Exercise instructions: The listing below begins with the first line you should copy; stop after the line containing "from bokeh.resources import INLINE", and drop every picture.

Exercise inputs:
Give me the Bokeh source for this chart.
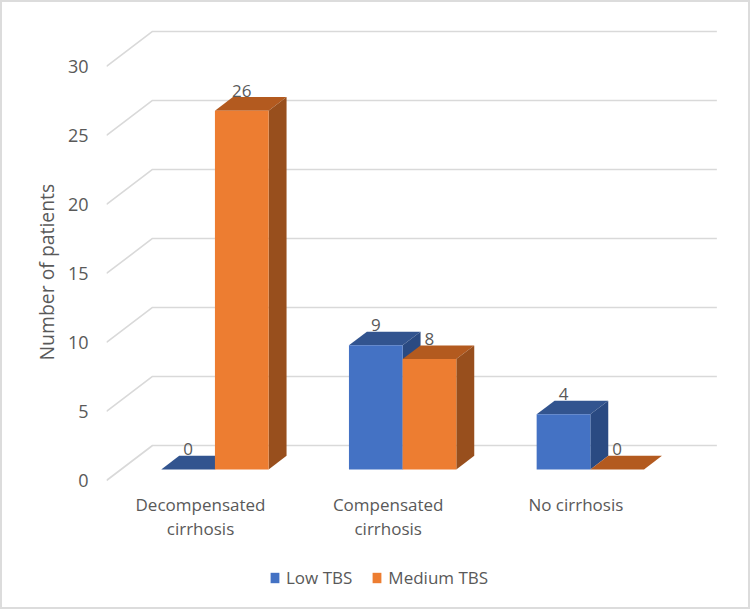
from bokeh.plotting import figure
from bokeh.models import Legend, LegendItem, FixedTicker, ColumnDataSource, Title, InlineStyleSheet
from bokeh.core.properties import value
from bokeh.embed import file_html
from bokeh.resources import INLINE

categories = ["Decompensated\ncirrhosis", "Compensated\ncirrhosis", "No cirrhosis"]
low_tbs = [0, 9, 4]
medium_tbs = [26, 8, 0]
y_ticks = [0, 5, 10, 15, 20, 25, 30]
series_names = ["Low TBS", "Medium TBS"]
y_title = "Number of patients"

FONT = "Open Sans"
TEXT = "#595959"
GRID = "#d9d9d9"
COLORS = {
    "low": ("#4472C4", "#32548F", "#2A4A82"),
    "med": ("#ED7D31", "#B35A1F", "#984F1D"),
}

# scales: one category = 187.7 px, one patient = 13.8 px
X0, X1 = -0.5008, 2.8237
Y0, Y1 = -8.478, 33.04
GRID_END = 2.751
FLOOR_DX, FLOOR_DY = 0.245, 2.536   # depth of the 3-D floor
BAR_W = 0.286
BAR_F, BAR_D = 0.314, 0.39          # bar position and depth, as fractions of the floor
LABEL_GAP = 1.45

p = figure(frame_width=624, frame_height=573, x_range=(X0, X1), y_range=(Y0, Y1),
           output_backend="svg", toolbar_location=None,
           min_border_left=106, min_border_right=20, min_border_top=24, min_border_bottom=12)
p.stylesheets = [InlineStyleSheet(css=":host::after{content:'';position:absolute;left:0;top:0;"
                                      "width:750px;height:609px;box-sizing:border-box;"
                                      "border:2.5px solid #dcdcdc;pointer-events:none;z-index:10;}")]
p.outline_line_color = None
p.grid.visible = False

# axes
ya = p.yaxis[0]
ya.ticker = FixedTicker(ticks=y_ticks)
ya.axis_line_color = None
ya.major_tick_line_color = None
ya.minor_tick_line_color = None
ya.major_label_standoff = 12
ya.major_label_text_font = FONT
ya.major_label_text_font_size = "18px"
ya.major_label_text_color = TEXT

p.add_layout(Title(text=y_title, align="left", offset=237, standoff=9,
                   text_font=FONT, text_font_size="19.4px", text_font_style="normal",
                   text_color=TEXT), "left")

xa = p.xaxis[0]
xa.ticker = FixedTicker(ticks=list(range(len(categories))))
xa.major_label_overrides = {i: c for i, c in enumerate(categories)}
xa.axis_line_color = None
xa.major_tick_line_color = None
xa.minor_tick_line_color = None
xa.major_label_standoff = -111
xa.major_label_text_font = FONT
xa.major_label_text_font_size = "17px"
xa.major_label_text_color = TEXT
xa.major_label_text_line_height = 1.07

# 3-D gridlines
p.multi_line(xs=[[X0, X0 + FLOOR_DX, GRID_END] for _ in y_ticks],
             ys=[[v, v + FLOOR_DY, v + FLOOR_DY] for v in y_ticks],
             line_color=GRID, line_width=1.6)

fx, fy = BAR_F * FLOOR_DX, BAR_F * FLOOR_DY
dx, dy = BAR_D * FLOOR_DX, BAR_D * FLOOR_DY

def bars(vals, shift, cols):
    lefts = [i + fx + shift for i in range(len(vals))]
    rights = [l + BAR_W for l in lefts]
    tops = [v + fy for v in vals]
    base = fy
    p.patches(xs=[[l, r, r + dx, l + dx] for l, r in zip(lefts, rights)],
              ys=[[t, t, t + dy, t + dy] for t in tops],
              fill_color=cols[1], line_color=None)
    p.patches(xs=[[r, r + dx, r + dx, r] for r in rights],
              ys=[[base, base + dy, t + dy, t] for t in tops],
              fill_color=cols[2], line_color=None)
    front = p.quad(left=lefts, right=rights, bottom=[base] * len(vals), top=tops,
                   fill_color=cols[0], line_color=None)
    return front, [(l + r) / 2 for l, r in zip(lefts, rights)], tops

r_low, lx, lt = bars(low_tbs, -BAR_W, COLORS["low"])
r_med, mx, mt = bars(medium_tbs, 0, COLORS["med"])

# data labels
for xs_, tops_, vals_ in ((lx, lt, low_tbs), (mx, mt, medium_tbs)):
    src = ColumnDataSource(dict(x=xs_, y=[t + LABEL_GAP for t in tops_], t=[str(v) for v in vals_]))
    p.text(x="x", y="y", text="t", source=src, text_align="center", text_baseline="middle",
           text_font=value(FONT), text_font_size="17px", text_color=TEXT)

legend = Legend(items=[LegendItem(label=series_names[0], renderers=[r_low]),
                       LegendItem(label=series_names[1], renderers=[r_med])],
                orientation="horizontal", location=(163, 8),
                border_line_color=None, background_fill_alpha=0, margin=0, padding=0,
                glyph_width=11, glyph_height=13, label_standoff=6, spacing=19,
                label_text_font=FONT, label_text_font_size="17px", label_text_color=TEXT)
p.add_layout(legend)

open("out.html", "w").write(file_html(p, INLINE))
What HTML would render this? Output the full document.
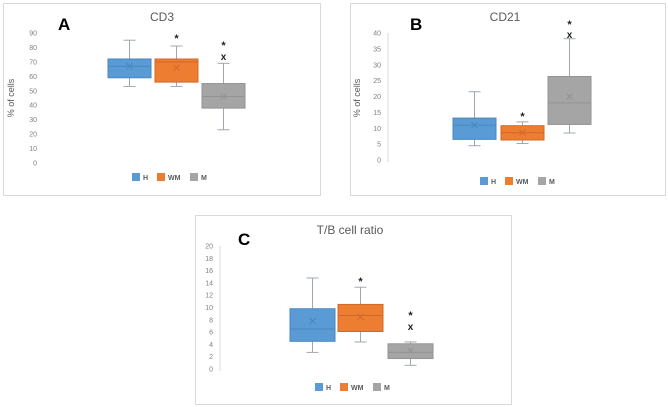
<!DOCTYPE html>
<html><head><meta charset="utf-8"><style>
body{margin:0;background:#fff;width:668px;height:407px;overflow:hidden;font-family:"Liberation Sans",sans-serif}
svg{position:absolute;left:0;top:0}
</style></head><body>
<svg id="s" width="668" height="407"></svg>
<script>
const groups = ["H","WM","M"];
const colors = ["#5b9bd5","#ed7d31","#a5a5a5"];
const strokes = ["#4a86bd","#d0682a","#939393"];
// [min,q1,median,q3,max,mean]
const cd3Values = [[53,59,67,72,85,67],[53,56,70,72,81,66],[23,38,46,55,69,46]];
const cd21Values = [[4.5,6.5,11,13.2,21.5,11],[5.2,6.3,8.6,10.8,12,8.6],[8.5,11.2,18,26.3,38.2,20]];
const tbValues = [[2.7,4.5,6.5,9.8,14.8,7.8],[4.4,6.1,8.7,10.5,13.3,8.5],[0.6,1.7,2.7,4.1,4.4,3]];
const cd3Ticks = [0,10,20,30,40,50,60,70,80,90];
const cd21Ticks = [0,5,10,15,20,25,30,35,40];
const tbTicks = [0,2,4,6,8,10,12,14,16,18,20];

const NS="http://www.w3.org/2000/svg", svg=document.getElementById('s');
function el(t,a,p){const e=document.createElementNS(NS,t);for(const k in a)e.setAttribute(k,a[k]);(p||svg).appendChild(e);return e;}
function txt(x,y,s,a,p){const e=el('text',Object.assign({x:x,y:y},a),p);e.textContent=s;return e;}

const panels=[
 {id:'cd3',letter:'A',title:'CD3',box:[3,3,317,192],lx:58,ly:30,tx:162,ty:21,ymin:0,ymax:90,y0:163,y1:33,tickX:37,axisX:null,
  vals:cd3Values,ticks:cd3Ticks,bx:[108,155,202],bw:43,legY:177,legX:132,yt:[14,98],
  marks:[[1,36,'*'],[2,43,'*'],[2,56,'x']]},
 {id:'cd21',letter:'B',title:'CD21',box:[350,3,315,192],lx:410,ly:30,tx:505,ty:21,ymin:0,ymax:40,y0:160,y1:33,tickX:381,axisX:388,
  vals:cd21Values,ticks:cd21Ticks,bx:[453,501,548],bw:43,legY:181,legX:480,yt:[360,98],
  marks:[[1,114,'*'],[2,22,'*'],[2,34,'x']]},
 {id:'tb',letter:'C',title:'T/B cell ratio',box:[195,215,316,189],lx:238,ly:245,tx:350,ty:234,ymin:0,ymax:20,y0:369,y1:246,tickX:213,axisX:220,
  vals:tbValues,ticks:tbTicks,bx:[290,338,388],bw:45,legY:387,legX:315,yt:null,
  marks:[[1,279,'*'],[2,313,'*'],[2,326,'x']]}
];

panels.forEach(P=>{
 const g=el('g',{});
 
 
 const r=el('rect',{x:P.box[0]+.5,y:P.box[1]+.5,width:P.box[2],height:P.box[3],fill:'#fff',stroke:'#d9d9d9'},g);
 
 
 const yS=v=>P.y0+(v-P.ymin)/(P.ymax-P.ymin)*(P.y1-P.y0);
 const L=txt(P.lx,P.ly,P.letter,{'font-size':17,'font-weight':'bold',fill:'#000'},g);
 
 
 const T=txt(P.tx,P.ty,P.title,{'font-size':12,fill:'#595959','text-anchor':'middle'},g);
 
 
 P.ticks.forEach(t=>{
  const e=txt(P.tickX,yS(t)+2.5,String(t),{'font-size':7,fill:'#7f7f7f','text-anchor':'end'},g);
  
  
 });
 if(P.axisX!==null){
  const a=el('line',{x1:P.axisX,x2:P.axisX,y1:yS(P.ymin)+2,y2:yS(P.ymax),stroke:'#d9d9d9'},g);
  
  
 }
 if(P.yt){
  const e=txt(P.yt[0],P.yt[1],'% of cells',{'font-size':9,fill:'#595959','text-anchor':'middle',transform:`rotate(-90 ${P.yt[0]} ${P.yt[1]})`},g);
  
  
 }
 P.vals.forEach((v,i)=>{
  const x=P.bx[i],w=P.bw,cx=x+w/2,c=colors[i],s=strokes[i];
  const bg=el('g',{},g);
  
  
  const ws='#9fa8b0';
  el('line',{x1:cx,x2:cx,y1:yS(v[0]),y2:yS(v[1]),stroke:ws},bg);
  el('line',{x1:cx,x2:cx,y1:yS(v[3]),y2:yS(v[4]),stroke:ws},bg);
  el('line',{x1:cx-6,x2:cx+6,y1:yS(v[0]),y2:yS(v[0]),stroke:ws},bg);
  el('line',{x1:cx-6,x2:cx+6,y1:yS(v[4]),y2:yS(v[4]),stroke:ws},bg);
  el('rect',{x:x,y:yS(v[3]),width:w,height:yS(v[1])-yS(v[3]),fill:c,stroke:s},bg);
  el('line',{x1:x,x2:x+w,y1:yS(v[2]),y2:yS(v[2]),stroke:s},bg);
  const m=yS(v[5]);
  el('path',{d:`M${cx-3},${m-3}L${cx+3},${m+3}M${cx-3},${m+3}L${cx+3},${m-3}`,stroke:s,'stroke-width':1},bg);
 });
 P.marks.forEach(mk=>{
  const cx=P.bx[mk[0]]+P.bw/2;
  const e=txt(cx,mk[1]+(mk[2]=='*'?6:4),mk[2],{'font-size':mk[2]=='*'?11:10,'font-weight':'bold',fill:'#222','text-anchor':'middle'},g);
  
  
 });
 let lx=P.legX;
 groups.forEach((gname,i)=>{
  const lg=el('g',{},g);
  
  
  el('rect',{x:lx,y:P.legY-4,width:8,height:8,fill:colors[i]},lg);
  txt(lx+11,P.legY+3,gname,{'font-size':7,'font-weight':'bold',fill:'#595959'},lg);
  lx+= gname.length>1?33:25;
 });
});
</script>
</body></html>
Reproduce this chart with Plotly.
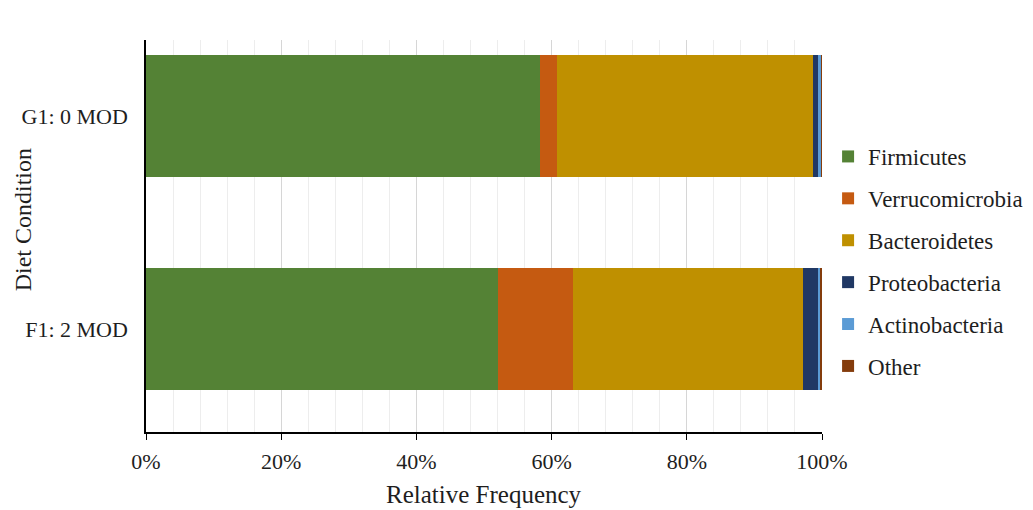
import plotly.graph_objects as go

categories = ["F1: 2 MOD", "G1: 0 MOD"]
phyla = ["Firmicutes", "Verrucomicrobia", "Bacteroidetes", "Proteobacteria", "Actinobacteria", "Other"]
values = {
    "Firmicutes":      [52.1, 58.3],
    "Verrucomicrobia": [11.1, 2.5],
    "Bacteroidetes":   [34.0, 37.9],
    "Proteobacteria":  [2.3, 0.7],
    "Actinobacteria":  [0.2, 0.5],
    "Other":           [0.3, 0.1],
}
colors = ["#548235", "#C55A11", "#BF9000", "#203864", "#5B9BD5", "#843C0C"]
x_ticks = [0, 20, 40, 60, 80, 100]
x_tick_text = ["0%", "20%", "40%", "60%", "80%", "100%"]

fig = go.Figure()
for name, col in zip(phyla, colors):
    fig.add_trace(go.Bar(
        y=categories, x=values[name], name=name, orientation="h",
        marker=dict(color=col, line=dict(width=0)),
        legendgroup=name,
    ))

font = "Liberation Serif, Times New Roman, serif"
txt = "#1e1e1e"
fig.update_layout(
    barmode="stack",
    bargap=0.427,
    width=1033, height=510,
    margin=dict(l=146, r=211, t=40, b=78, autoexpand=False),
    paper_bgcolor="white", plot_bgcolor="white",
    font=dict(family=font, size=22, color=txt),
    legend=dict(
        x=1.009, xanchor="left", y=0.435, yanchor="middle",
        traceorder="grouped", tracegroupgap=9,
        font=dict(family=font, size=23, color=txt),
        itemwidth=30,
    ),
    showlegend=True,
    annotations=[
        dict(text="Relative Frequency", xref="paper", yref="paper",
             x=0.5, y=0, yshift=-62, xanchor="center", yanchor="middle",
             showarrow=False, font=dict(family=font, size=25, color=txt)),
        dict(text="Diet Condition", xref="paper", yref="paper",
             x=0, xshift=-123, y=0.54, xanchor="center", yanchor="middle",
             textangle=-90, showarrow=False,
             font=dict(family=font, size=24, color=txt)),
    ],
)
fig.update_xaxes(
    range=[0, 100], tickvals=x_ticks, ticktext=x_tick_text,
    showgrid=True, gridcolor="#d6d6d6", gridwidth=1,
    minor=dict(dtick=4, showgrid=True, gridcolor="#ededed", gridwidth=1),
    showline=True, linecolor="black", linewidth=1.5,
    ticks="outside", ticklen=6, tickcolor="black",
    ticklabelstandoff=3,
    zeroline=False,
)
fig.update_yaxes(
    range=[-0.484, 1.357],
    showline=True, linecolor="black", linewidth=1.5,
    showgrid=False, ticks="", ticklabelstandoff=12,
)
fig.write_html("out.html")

Finished task:
Give me the Bokeh source for this chart.
from bokeh.plotting import figure
from bokeh.models import Legend, LegendItem, FixedTicker, ColumnDataSource, Title, InlineStyleSheet
from bokeh.core.properties import value
from bokeh.embed import file_html
from bokeh.resources import INLINE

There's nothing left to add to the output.